Written exercise: From the top of the records below down to the line containing "import pandas as pd", reproduce every line exactly.

[Code that draws figures]
────────────────────────────────────────

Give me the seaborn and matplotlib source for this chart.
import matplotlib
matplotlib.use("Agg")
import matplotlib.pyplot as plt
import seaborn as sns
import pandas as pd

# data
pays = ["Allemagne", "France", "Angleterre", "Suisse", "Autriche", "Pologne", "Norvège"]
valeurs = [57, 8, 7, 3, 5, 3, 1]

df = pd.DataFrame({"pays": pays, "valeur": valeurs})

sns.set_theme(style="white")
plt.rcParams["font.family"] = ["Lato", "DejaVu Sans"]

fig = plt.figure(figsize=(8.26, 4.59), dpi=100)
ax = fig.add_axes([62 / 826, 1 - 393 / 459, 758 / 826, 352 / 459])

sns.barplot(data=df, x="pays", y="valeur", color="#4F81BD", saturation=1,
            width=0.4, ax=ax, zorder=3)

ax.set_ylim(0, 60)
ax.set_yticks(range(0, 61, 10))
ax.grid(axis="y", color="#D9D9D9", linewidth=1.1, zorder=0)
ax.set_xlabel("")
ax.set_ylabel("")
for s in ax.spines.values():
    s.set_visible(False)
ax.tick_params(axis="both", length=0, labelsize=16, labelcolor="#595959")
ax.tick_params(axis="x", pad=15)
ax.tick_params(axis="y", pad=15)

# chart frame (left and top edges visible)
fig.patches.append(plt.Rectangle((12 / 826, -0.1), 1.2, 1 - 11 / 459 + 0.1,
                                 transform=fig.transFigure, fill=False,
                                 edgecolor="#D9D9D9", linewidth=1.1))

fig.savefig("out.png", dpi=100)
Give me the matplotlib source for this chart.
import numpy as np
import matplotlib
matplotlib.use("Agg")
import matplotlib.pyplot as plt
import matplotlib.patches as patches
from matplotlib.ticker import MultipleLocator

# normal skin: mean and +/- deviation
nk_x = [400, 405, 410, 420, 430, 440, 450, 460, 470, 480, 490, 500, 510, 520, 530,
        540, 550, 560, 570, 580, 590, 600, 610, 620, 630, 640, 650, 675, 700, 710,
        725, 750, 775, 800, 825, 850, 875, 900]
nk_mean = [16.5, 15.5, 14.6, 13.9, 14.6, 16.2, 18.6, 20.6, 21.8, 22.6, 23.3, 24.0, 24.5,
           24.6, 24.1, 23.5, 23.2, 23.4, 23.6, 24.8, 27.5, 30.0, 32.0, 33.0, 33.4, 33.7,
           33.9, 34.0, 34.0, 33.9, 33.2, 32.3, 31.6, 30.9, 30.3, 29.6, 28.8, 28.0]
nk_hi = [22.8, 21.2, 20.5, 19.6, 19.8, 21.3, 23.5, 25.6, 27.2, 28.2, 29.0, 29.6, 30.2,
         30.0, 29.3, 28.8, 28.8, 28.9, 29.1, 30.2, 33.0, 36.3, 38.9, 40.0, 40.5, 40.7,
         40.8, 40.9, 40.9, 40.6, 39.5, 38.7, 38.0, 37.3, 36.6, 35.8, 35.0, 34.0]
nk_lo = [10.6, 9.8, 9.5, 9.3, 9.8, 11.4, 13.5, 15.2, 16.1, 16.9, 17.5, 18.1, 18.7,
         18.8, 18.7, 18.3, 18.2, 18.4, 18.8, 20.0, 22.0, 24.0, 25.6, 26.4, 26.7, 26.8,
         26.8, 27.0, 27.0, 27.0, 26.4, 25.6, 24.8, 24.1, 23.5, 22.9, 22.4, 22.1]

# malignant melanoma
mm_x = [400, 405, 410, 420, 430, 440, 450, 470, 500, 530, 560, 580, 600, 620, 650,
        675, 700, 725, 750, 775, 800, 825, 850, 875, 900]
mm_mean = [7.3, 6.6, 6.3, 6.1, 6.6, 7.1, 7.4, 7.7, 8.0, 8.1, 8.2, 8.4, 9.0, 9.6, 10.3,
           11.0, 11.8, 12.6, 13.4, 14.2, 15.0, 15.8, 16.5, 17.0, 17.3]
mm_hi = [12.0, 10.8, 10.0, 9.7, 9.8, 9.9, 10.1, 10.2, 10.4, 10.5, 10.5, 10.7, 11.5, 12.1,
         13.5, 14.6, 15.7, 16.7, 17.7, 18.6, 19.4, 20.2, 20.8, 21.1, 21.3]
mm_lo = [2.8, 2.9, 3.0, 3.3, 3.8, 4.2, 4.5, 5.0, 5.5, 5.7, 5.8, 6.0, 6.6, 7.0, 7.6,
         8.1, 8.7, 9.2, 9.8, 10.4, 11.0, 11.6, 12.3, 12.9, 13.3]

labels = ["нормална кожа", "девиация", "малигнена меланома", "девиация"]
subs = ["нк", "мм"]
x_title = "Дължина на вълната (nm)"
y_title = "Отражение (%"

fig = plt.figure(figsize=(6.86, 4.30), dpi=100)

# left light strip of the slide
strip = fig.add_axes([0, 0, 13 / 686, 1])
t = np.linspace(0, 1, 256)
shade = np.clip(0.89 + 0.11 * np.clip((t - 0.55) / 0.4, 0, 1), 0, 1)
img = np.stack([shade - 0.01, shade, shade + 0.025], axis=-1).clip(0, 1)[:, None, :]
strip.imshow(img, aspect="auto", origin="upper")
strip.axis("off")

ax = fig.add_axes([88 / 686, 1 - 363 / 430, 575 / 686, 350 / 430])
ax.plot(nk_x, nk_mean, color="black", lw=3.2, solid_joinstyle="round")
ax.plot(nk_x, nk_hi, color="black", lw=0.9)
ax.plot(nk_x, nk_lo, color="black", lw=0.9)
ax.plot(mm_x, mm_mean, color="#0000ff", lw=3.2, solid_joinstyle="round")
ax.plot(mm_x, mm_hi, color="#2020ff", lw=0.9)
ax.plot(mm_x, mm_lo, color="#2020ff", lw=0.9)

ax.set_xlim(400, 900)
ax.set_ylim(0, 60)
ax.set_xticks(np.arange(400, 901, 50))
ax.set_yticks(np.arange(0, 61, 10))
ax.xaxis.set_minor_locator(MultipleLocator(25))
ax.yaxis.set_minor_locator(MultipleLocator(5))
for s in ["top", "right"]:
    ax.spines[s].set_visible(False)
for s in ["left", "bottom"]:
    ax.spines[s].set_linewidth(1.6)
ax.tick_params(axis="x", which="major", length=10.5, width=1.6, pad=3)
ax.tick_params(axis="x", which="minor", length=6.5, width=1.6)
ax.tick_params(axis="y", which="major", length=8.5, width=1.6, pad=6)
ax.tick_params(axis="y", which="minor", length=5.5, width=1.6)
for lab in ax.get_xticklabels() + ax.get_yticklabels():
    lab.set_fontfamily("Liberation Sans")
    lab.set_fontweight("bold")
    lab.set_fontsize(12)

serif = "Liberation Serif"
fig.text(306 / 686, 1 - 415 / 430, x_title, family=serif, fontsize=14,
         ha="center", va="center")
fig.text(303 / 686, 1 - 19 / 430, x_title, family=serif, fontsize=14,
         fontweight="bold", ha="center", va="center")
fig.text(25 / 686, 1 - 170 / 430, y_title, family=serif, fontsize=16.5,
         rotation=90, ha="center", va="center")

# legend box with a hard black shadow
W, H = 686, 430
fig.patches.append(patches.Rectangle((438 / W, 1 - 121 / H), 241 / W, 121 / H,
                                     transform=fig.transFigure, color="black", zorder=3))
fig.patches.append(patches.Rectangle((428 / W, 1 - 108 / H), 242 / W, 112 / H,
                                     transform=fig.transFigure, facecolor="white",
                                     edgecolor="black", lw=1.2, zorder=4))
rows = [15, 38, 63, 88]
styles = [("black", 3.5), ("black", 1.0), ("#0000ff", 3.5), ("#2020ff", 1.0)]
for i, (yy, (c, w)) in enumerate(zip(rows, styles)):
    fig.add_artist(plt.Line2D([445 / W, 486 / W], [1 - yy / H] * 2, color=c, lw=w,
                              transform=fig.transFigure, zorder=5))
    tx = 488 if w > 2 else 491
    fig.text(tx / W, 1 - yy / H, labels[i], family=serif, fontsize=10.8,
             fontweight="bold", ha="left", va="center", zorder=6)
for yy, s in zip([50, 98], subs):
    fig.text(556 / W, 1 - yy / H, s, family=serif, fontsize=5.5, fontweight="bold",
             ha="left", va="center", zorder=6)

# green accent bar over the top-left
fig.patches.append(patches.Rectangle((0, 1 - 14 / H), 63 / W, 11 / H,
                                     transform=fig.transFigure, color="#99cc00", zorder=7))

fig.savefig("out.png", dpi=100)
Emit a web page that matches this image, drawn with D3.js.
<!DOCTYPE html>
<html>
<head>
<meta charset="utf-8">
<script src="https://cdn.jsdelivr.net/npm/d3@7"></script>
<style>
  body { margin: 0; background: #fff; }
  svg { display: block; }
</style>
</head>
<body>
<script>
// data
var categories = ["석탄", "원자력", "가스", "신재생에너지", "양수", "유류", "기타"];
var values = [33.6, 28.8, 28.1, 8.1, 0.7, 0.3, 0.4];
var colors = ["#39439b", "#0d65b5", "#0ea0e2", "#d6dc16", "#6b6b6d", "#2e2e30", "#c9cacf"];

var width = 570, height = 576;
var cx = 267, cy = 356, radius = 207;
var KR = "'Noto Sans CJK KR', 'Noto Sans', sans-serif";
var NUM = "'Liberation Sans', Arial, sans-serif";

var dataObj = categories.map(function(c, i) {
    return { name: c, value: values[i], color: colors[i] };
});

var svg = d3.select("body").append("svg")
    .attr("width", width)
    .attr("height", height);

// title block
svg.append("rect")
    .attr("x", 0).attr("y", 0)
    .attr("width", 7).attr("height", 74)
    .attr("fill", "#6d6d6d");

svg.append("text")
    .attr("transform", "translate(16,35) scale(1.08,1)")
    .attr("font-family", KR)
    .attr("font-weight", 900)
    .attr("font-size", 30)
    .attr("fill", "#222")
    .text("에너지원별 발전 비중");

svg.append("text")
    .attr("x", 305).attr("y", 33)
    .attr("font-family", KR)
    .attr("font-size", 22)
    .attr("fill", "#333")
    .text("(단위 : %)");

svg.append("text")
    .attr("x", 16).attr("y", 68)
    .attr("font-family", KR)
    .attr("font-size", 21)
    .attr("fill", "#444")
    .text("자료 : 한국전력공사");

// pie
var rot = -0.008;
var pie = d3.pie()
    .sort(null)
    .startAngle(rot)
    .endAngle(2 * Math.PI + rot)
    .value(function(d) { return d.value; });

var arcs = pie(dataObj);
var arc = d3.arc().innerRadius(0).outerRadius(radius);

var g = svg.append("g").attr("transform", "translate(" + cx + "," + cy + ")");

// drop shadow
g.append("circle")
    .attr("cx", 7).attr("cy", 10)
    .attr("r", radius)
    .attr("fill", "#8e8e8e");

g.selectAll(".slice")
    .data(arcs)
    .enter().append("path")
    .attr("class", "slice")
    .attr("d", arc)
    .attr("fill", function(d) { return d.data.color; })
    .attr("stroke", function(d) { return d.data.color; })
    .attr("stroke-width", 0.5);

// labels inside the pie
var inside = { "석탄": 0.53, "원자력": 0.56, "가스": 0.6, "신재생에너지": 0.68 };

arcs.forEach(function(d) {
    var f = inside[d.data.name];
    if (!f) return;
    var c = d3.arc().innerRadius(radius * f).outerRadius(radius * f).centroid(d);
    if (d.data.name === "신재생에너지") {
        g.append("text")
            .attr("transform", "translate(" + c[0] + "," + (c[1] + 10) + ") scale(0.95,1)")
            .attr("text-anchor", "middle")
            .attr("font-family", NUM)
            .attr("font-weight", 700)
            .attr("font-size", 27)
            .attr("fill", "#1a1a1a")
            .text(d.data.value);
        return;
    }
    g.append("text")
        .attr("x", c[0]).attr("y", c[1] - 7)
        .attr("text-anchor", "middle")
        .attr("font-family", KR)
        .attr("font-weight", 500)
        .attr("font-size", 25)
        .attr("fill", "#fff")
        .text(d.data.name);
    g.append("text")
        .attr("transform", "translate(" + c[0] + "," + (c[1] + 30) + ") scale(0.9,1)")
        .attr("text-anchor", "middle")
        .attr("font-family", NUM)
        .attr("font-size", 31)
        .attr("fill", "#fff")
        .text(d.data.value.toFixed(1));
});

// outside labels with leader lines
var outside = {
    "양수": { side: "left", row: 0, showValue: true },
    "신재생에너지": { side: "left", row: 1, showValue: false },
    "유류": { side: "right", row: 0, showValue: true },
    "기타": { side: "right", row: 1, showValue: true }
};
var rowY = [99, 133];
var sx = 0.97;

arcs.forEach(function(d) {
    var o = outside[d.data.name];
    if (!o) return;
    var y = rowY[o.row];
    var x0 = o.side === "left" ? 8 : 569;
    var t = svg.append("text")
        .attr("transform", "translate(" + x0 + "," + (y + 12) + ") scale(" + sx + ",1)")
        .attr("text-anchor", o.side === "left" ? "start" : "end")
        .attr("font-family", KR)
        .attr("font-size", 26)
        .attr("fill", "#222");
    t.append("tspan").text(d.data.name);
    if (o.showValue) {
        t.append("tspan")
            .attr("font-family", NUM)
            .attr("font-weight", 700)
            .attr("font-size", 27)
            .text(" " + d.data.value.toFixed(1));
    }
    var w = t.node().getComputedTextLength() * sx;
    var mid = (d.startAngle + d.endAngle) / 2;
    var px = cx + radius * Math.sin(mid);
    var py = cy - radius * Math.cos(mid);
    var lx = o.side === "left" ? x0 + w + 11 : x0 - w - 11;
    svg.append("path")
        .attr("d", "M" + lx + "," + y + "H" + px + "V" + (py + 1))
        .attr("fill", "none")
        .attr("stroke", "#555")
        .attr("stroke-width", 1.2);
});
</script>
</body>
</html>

────────────────────────────────────────

Task output:
Give me the seaborn and matplotlib source for this chart.
import matplotlib
matplotlib.use("Agg")
import matplotlib.pyplot as plt
import seaborn as sns
import pandas as pd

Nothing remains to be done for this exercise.